[BEGIN]
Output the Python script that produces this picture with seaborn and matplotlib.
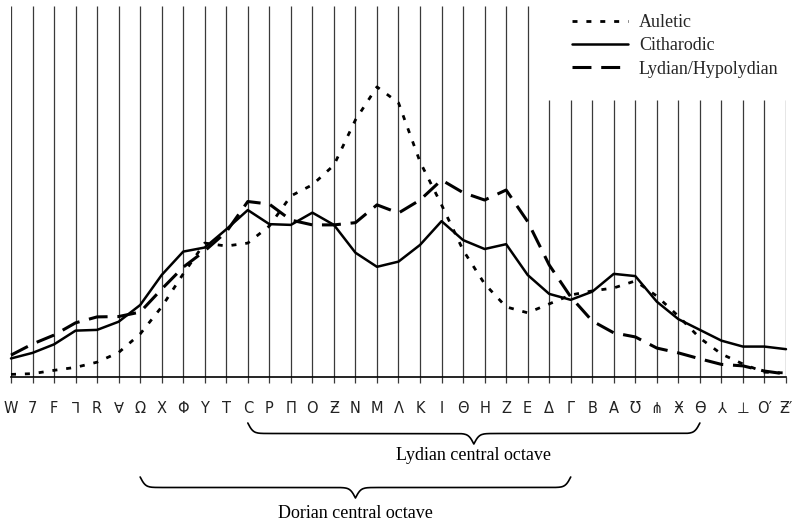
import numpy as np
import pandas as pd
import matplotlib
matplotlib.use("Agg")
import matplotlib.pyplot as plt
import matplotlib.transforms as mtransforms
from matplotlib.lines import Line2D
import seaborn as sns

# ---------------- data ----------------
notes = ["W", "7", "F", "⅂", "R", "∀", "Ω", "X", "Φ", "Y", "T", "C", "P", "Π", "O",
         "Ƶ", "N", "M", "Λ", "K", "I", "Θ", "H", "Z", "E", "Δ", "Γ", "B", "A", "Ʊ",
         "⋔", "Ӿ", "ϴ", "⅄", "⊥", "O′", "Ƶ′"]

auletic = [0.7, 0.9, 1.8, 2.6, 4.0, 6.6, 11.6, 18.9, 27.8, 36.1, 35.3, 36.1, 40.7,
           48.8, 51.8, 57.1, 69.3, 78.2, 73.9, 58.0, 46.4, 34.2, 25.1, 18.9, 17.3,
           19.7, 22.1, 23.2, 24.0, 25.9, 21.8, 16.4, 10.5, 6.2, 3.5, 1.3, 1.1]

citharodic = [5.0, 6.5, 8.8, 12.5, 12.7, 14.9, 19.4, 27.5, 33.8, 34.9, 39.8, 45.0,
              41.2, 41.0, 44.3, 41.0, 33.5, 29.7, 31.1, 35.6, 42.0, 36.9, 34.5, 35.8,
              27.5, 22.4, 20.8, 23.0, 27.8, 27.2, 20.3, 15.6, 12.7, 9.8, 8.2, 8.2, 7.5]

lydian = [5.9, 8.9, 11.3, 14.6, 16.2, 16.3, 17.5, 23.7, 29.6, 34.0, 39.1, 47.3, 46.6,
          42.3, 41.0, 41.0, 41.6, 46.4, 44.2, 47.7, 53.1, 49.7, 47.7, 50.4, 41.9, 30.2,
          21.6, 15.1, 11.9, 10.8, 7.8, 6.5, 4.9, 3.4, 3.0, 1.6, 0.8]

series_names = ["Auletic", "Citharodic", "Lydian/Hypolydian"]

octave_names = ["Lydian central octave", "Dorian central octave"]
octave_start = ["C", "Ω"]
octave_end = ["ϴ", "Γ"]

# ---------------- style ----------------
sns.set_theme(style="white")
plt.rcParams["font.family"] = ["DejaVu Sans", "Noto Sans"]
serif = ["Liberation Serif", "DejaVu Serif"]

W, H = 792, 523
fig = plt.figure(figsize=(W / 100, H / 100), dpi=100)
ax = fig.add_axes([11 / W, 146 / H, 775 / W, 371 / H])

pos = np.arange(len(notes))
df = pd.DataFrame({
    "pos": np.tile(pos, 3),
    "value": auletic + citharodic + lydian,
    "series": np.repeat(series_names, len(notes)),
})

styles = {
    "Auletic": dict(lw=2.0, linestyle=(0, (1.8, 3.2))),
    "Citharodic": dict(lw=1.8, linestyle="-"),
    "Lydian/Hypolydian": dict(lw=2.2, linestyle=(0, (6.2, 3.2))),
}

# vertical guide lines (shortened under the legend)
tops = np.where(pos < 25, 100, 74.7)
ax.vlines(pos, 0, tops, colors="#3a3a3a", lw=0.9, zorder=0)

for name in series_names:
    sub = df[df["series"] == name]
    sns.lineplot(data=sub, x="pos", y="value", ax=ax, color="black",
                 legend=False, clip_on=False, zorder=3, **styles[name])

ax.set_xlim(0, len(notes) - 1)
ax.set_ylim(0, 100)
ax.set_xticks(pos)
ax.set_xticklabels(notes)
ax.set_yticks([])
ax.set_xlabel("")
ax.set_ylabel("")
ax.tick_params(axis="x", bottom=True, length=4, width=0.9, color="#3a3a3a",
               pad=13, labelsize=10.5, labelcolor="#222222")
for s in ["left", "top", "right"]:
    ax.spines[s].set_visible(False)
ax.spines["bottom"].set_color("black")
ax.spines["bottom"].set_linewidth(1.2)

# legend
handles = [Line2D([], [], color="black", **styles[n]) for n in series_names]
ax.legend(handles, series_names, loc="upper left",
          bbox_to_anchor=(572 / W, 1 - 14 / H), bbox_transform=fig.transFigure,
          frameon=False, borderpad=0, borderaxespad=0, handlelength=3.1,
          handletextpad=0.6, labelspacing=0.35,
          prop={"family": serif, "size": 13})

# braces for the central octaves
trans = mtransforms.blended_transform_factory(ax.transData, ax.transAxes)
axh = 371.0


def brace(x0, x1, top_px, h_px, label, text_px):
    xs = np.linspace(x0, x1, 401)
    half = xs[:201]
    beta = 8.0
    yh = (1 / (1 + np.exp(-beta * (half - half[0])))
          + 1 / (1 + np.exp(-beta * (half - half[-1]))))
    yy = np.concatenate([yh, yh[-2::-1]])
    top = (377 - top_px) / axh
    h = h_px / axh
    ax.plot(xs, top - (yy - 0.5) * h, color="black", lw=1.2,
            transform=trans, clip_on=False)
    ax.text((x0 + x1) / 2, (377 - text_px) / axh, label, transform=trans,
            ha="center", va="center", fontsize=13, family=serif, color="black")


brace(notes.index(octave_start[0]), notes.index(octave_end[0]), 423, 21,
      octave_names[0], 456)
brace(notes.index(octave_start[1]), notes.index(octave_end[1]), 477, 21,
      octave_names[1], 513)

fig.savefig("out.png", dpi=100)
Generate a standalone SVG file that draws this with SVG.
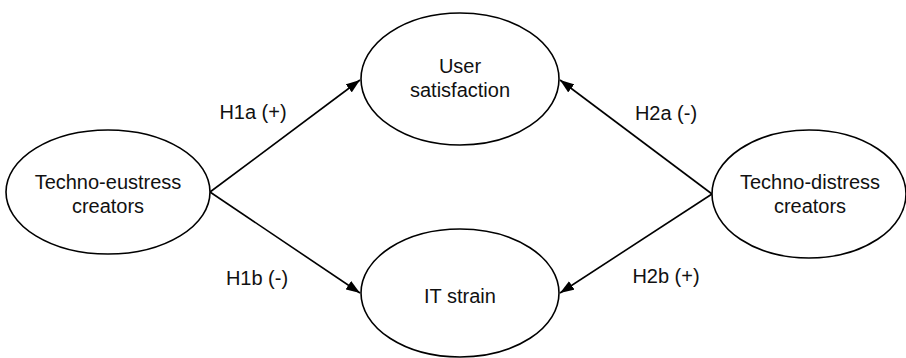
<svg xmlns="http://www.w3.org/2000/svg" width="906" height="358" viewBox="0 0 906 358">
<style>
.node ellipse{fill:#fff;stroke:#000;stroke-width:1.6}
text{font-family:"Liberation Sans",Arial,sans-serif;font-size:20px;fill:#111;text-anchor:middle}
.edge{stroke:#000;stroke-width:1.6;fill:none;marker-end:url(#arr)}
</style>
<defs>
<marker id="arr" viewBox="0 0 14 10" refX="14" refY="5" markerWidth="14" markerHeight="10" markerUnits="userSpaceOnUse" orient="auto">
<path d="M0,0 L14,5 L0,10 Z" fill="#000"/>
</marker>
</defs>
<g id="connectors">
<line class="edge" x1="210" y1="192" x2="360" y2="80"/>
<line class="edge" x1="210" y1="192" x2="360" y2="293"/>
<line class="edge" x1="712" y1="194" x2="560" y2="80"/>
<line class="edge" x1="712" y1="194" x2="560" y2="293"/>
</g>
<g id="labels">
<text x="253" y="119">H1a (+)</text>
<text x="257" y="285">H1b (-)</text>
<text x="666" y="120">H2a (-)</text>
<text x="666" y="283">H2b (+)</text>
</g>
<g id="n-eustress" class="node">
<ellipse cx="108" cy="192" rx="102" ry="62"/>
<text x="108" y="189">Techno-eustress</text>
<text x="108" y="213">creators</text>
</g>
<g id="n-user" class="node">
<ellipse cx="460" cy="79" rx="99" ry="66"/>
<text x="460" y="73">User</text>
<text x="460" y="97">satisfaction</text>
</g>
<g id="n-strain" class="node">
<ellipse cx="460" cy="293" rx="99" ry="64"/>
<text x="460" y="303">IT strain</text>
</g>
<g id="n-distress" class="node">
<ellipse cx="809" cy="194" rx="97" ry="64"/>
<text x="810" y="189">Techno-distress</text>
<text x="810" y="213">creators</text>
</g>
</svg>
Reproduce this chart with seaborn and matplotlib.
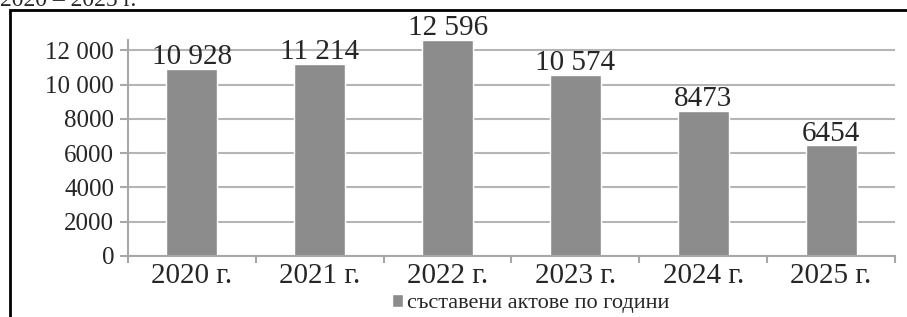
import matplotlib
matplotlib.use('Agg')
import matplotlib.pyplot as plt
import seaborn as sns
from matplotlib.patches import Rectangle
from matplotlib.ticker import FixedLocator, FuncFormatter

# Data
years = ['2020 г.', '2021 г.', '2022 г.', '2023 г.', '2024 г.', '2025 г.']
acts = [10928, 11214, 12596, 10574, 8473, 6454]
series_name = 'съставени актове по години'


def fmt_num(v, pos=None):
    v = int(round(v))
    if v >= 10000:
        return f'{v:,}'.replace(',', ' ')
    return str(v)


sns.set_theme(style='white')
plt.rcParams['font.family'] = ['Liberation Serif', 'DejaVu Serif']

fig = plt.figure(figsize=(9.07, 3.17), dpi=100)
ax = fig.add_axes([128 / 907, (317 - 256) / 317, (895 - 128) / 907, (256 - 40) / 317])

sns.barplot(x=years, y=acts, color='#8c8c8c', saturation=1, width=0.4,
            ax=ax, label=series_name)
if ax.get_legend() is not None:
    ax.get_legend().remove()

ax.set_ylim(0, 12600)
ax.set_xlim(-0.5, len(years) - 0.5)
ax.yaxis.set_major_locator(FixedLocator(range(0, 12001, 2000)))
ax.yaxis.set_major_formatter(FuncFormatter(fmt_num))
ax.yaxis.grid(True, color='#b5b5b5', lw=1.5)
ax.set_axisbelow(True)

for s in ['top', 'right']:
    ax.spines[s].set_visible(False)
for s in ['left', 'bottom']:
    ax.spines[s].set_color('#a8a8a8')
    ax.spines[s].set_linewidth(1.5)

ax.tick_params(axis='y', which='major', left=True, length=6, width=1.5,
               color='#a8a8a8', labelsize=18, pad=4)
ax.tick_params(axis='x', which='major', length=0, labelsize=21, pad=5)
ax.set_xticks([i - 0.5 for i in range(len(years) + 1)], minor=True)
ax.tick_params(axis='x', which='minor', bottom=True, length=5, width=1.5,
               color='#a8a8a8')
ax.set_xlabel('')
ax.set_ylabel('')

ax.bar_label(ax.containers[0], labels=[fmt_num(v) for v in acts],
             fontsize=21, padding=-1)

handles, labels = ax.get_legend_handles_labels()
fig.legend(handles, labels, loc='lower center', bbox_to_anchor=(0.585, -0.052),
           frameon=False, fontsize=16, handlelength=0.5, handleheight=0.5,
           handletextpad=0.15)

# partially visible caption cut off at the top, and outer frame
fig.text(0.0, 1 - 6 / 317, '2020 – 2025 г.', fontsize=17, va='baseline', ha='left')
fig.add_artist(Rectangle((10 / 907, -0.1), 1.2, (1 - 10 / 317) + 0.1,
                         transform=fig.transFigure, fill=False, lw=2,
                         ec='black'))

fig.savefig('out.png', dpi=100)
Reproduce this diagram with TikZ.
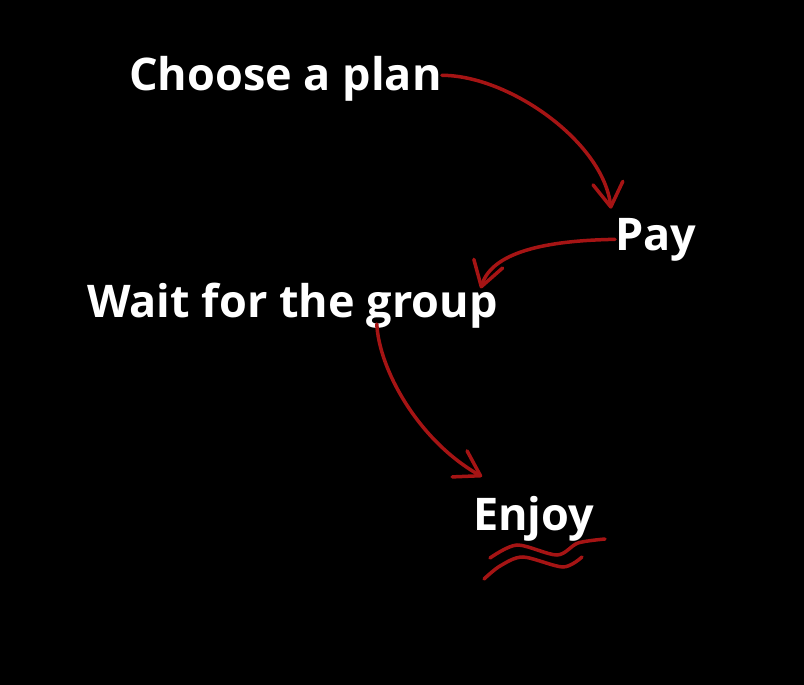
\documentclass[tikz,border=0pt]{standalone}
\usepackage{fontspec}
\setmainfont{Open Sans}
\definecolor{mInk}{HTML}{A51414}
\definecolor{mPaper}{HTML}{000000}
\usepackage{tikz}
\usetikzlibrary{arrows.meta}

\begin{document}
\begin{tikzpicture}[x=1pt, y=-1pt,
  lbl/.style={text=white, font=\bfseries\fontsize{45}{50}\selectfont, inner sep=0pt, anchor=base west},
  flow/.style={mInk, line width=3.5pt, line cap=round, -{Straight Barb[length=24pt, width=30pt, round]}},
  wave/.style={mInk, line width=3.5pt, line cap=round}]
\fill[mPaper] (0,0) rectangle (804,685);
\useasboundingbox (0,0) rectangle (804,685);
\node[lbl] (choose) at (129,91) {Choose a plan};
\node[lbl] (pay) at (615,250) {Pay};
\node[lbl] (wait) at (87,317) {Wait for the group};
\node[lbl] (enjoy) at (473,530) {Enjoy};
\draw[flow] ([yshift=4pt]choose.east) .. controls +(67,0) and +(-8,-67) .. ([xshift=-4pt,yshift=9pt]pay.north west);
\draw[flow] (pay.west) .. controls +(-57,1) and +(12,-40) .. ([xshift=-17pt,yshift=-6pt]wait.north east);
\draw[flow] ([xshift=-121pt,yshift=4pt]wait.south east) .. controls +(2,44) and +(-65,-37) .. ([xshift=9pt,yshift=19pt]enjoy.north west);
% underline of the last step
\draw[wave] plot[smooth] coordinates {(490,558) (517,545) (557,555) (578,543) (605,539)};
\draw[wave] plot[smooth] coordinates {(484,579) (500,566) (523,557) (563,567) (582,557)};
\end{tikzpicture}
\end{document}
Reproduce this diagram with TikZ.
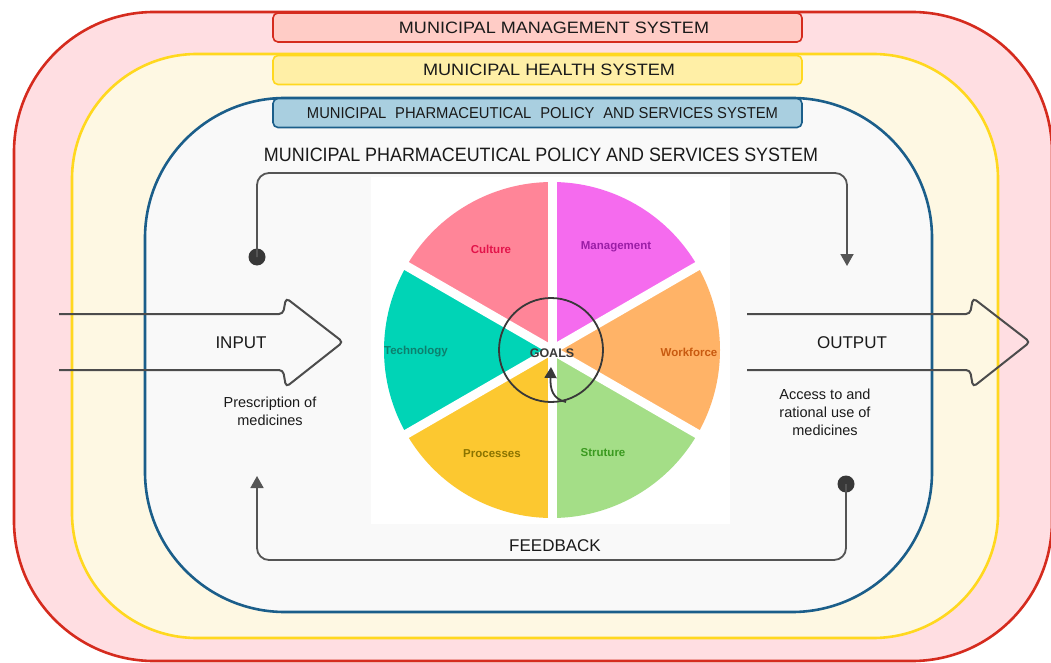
[END]
What to do: Copy nothing but the lines from the top of the data down to the line containing "ax = fig.add_axes([11", and leave the pictures out.

Task response:
Output the Python script that produces this picture with seaborn and matplotlib.
import numpy as np
import pandas as pd
import matplotlib
matplotlib.use("Agg")
import matplotlib.pyplot as plt
import matplotlib.transforms as mtransforms
from matplotlib.lines import Line2D
import seaborn as sns

# ---------------- data ----------------
notes = ["W", "7", "F", "⅂", "R", "∀", "Ω", "X", "Φ", "Y", "T", "C", "P", "Π", "O",
         "Ƶ", "N", "M", "Λ", "K", "I", "Θ", "H", "Z", "E", "Δ", "Γ", "B", "A", "Ʊ",
         "⋔", "Ӿ", "ϴ", "⅄", "⊥", "O′", "Ƶ′"]

auletic = [0.7, 0.9, 1.8, 2.6, 4.0, 6.6, 11.6, 18.9, 27.8, 36.1, 35.3, 36.1, 40.7,
           48.8, 51.8, 57.1, 69.3, 78.2, 73.9, 58.0, 46.4, 34.2, 25.1, 18.9, 17.3,
           19.7, 22.1, 23.2, 24.0, 25.9, 21.8, 16.4, 10.5, 6.2, 3.5, 1.3, 1.1]

citharodic = [5.0, 6.5, 8.8, 12.5, 12.7, 14.9, 19.4, 27.5, 33.8, 34.9, 39.8, 45.0,
              41.2, 41.0, 44.3, 41.0, 33.5, 29.7, 31.1, 35.6, 42.0, 36.9, 34.5, 35.8,
              27.5, 22.4, 20.8, 23.0, 27.8, 27.2, 20.3, 15.6, 12.7, 9.8, 8.2, 8.2, 7.5]

lydian = [5.9, 8.9, 11.3, 14.6, 16.2, 16.3, 17.5, 23.7, 29.6, 34.0, 39.1, 47.3, 46.6,
          42.3, 41.0, 41.0, 41.6, 46.4, 44.2, 47.7, 53.1, 49.7, 47.7, 50.4, 41.9, 30.2,
          21.6, 15.1, 11.9, 10.8, 7.8, 6.5, 4.9, 3.4, 3.0, 1.6, 0.8]

series_names = ["Auletic", "Citharodic", "Lydian/Hypolydian"]

octave_names = ["Lydian central octave", "Dorian central octave"]
octave_start = ["C", "Ω"]
octave_end = ["ϴ", "Γ"]

# ---------------- style ----------------
sns.set_theme(style="white")
plt.rcParams["font.family"] = ["DejaVu Sans", "Noto Sans"]
serif = ["Liberation Serif", "DejaVu Serif"]

W, H = 792, 523
fig = plt.figure(figsize=(W / 100, H / 100), dpi=100)
ax = fig.add_axes([11 / W, 146 / H, 775 / W, 371 / H])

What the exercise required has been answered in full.